Stewart, who drew national attention nearly a decade ago for his opposition to illegal immigrants, said he “completely agrees” with Trump on most issues, with the exception of his proposal to ban Muslims from entering the United States.
“I like his tone and his language,” Stewart said. “Cruz is a dud. Rubio has some charisma, but it’s the old style — Kennedyesque. He’s a smooth talker, but people are done with that. They want a blunt talker.”
Cuccinelli said he has been calling voters on Cruz’s behalf and finds that Republicans have narrowed their choice to Trump or Cruz.
“I have never encountered someone deciding between Trump and one of the candidates other than Cruz,” Cuccinelli said. He said Cruz is the only candidate who can appeal to Trump’s supporters, who he worries could abandon the party if the billionaire is not the Republican nominee.
In the back of the Nokesville Market, Ed Chapman sipped coffee and longed for an earlier era. Spread out before him were drawing pencils, a sketch book and a photograph of Ronald Reagan that he was using as a portrait model.
Reagan was his kind of leader, he said. Strong. Articulate. Mature.
The current crop of Republicans pales by comparison — especially Trump, whose plan to build a wall along the Mexican border “is incredibly stupid,” he said. Chapman’s choice is Carson, despite his faltering candidacy.

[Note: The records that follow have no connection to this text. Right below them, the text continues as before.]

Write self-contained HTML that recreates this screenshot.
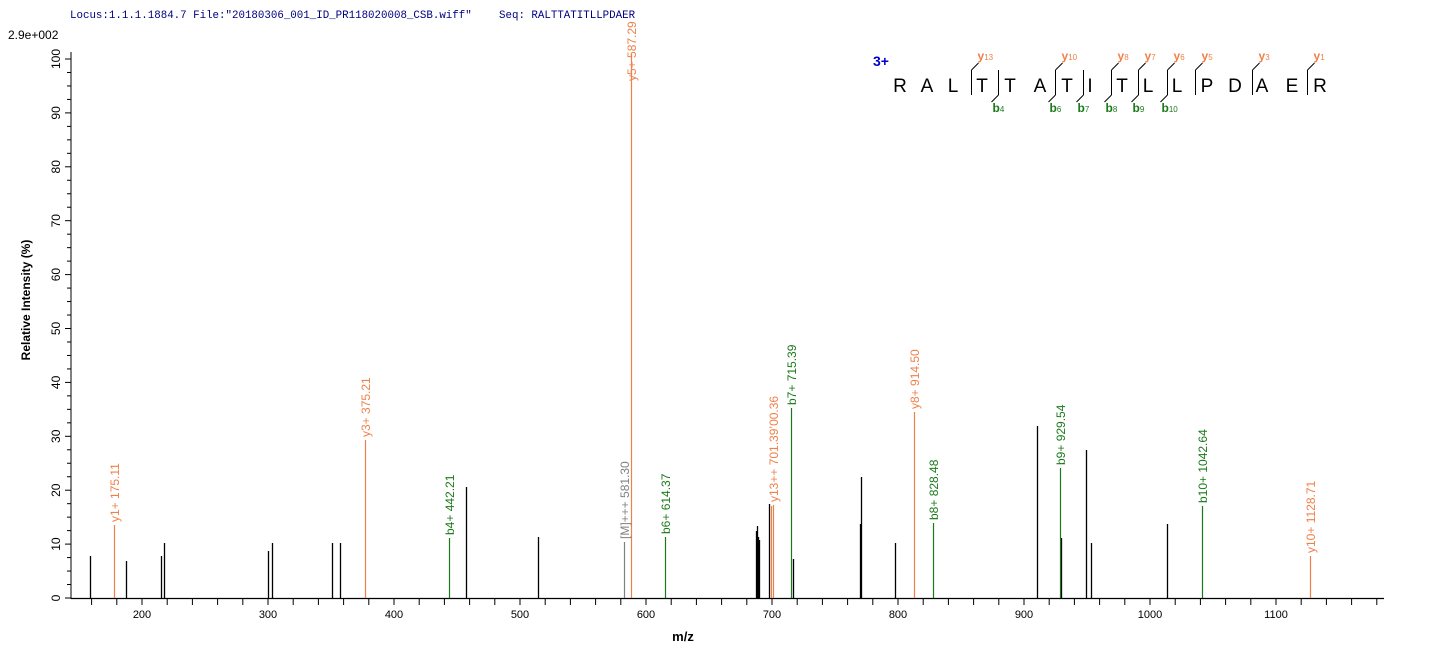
<!DOCTYPE html>
<html><head><meta charset="utf-8"><style>
html,body{margin:0;padding:0;background:#fff;}
svg{display:block;}
text{font-family:"Liberation Sans",Arial,sans-serif;}
</style></head><body>
<svg width="1436" height="658" viewBox="0 0 1436 658" xmlns="http://www.w3.org/2000/svg">
<text x="70" y="18" font-size="10.8" fill="#000080" style="font-family:'Liberation Mono',monospace">Locus:1.1.1.1884.7 File:"20180306_001_ID_PR118020008_CSB.wiff"</text>
<text x="499" y="18" font-size="10.8" fill="#000080" style="font-family:'Liberation Mono',monospace">Seq: RALTTATITLLPDAER</text>
<text x="8" y="39" font-size="12">2.9e+002</text>
<line x1="71" y1="52" x2="71" y2="599" stroke="#000" stroke-width="1"/>
<line x1="71" y1="598.5" x2="1384" y2="598.5" stroke="#000" stroke-width="1.2"/>
<g id="yt" stroke="#000"></g>
<g id="xt" stroke="#000"></g>
<g id="yl" font-size="12"></g>
<g id="xl" font-size="11"></g>
<text transform="translate(30,300) rotate(-90)" font-size="12" font-weight="bold" text-anchor="middle">Relative   Intensity (%)</text>
<text x="683" y="641" font-size="13" font-weight="bold" text-anchor="middle">m/z</text>
<g id="pk"></g>
<text x="873" y="66" font-size="14" font-weight="bold" fill="#0000cc">3+</text>
<g id="seq" font-size="19"></g>
<g id="frag" stroke="#000" fill="none"></g>
<g id="fl" font-size="12" font-weight="bold"></g>
<script>
var ns="http://www.w3.org/2000/svg";
function el(p,t,a,txt){var e=document.createElementNS(ns,t);for(var k in a)e.setAttribute(k,a[k]);if(txt!=null)e.textContent=txt;document.getElementById(p).appendChild(e);return e;}
for(var v=0;v<=100;v+=2.5){var y=598-v*5.39;var major=(v%10==0);el('yt','line',{x1:major?65:67,y1:y,x2:71,y2:y});if(major)el('yl','text',{transform:'translate(60,'+y+') rotate(-90)','text-anchor':'middle'},String(v));}
function X(m){return 142+(m-200)*1.26;}
for(var m=140;m<=1180;m+=20){var x=X(m);if(x<71||x>1384)continue;el('xt','line',{x1:x,y1:599,x2:x,y2:605});if(m%100==0&&m>=200&&m<=1100)el('xl','text',{x:x,y:618,'text-anchor':'middle'},String(m));}
var blk=[[90,556],[126,561],[161,556],[164,543],[268,551],[272,543],[332,543],[340,543],[466,487],[538,537],[756,531],[757,526],[758,537],[759,540],[769,504],[793,559],[860,524],[861,477],[895,543],[1037,426],[1061,538],[1086,450],[1091,543],[1167,524]];
blk.forEach(function(p){el('pk','line',{x1:p[0]+.5,y1:p[1],x2:p[0]+.5,y2:598,stroke:'#000','stroke-width':1.3});});
var O='#f0804a',G='#1a7a1a',Gr='#808080';
var lab=[[114,525,O,'y1+ 175.11'],[365,440,O,'y3+ 375.21'],[631,54,O,'y5+ 587.29',81],[773,505,O,'y13++ 701.39\u201900.36'],[914,412,O,'y8+ 914.50'],[1310,556,O,'y10+ 1128.71'],[449,538,G,'b4+ 442.21'],[665,537,G,'b6+ 614.37'],[791,408,G,'b7+ 715.39'],[933,523,G,'b8+ 828.48'],[1060,468,G,'b9+ 929.54'],[1202,506,G,'b10+ 1042.64'],[624,542,Gr,'[M]+++ 581.30']];
el('pk','line',{x1:771.5,y1:506,x2:771.5,y2:598,stroke:O,'stroke-width':1.2});
lab.forEach(function(p){el('pk','line',{x1:p[0]+.5,y1:p[1],x2:p[0]+.5,y2:598,stroke:p[2],'stroke-width':1.2});var ty=p[4]||(p[1]-3);el('pk','text',{transform:'translate('+(p[0]+5)+','+ty+') rotate(-90)',fill:p[2],'font-size':12},p[3]);});
var seq='RALTTATITLLPDAER',xs=[900,927,953,982,1010,1040,1067,1090,1122,1148,1177,1207,1235,1262,1292,1320];
for(var i=0;i<16;i++)el('seq','text',{x:xs[i],y:92,'text-anchor':'middle'},seq[i]);
var ys=[[971,'13'],[1055,'10'],[1111,'8'],[1138,'7'],[1167,'6'],[1195,'5'],[1252,'3'],[1307,'1']];
var bs=[[998,'4'],[1055,'6'],[1083,'7'],[1111,'8'],[1138,'9'],[1167,'10']];
var all={};ys.concat(bs).forEach(function(b){all[b[0]]=1;});
for(var bx in all){el('frag','line',{x1:+bx+.5,y1:70,x2:+bx+.5,y2:95});}
function lbl(x,y,c,l,n){var t=el('fl','text',{x:x,y:y,fill:c},l);var s=document.createElementNS(ns,'tspan');s.textContent=n;s.setAttribute('font-size','8');s.setAttribute('font-weight','normal');t.appendChild(s);}
ys.forEach(function(b){var x=b[0]+.5;el('frag','line',{x1:x,y1:70,x2:x+7,y2:63});lbl(x+6,60,O,'y',b[1]);});
bs.forEach(function(b){var x=b[0]+.5;el('frag','line',{x1:x,y1:95,x2:x-7,y2:102});lbl(x-6,112,G,'b',b[1]);});
</script>
</svg>
</body></html>
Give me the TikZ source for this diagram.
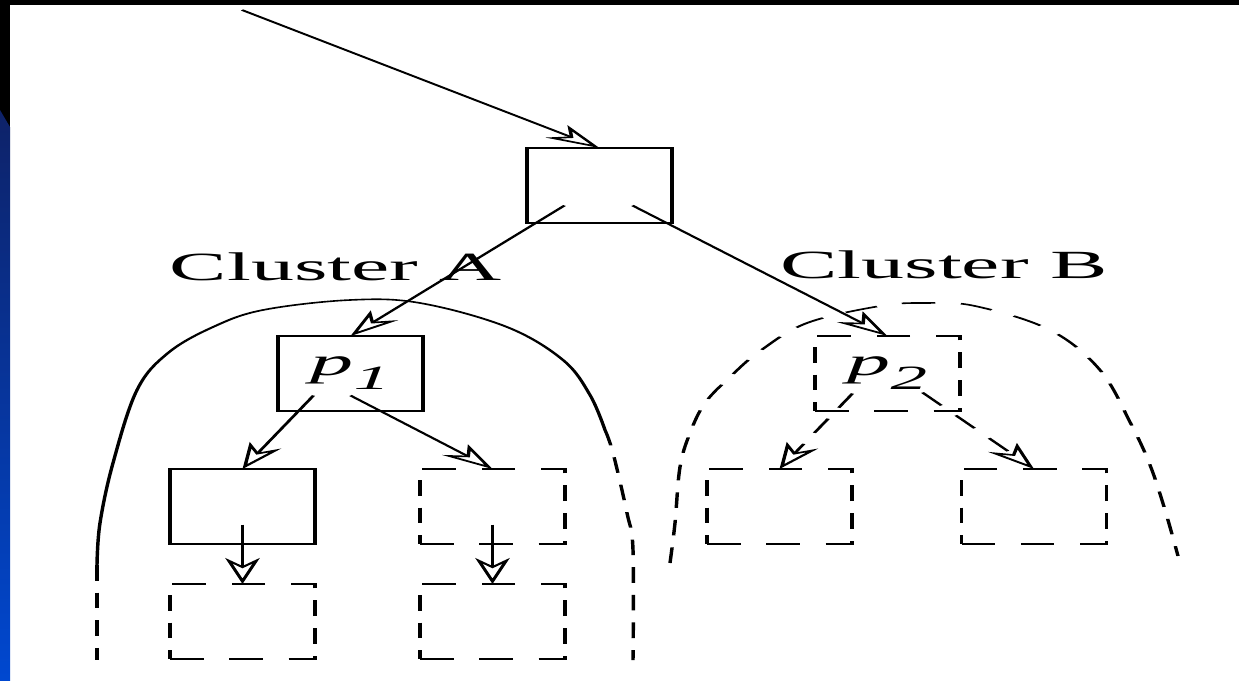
\documentclass[tikz,border=0pt]{standalone}
\usepackage{fontspec}
\setmainfont{Liberation Serif}
\usetikzlibrary{arrows.meta}

\definecolor{slidenavy}{RGB}{14,34,104}
\definecolor{slideblue}{RGB}{0,72,208}

\tikzset{
  box/.style={draw, line width=0.8pt, minimum width=33.7pt, minimum height=37.5pt,
    inner sep=0pt, outer sep=0pt},
  dbox/.style={box, dash pattern=on 7.8pt off 6pt},
  arr/.style={line width=0.8pt, -{Stealth[open, length=13pt, width=8pt, inset=4pt]}},
  darr/.style={arr, dash pattern=on 7.8pt off 6pt},
  lbl/.style={font=\fontsize{20}{24}\selectfont},
  hull/.style={line width=0.8pt},
  dhull/.style={hull, dash pattern=on 7.8pt off 6pt}
}

\begin{document}
\begin{tikzpicture}[x=0.5pt, y=-0.5pt]
\useasboundingbox (0,0) rectangle (1239,681);

% Slide background
\fill[white] (0,0) rectangle (1239,681);
\fill[black] (0,0) rectangle (1239,5);
\fill[black] (0,0) rectangle (10,681);
\shade[top color=slidenavy, bottom color=slideblue] (0,110) -- (10,127) -- (10,681) -- (0,681) -- cycle;

% the figure is stretched sideways
\begin{scope}[transform canvas={xscale=2.15}, x=0.23256pt]

% Cluster outlines
\draw[hull] plot[smooth, tension=0.6] coordinates {(97,565) (100,523) (113,463) (137,390) (168,353)
  (213,327) (263,310) (350,300) (420,303) (507,327) (563,360) (590,395) (605,430)};
\draw[dhull] plot[smooth, tension=0.6] coordinates {(605,430) (613,453) (627,513) (633,550) (633,660)};
\draw[dhull] (97,565) -- (97,660);
\draw[dhull] plot[smooth, tension=0.6] coordinates {(670,563) (675,523) (680,467) (690,433) (705,403)
  (730,377) (760,351) (807,323) (880,306) (925,303) (975,306) (1050,330) (1100,370)
  (1131,424) (1150,465) (1165,510) (1178,556)};

\node[lbl, anchor=base] (labA) at (336,280) {Cluster A};
\node[lbl, anchor=base] (labB) at (944,278) {Cluster B};

% Boxes
\node[box] (root) at (599.5,185.5) {};
\node[box, lbl] (p1) at (350.5,373.5) {\itshape p\raisebox{-7pt}{\fontsize{17}{20}\selectfont 1}};
\node[dbox, lbl] (p2) at (887.5,373.5) {\itshape p\raisebox{-7pt}{\fontsize{17}{20}\selectfont 2}};
\node[box] (a1) at (242.5,506.5) {};
\node[dbox] (a2) at (492.5,506.5) {};
\node[dbox] (b1) at (779.5,506.5) {};
\node[dbox] (b2) at (1034,506.5) {};
\node[dbox] (a11) at (242.5,621.5) {};
\node[dbox] (a21) at (492.5,621.5) {};

% Arrows
\coordinate (src) at (242,10);
\draw[arr] (src) -- (root.north);
\draw[arr] ([shift={(-35,20)}]root.center) -- (p1.north);
\draw[arr] ([shift={(33,20)}]root.center) -- (p2.north);
\draw[arr] ([shift={(-37,22)}]p1.center) -- (a1.north);
\draw[arr] ([shift={(0,22)}]p1.center) -- (a2.north);
\draw[darr] ([shift={(-35,20)}]p2.center) -- (b1.north);
\draw[darr] ([shift={(35,19)}]p2.center) -- (b2.north);
\draw[arr] ([shift={(0,18)}]a1.center) -- (a11.north);
\draw[arr] ([shift={(0,18)}]a2.center) -- (a21.north);

\end{scope}
\end{tikzpicture}
\end{document}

“I like his life story,” Chapman said, “and I like what he says.”
In Manassas, as she ate lunch with friends at a mall, Betty Phillips, 75, said she finds herself enjoying Trump’s antics, even as she’s put off by his temperament. Rubio is preferable to Cruz, she said, if only because she doesn’t like the Texan’s appearance.
“Isn’t it awful?” she asked, laughing. “I’ve had a hard time. We’ve not got very much to pick from.”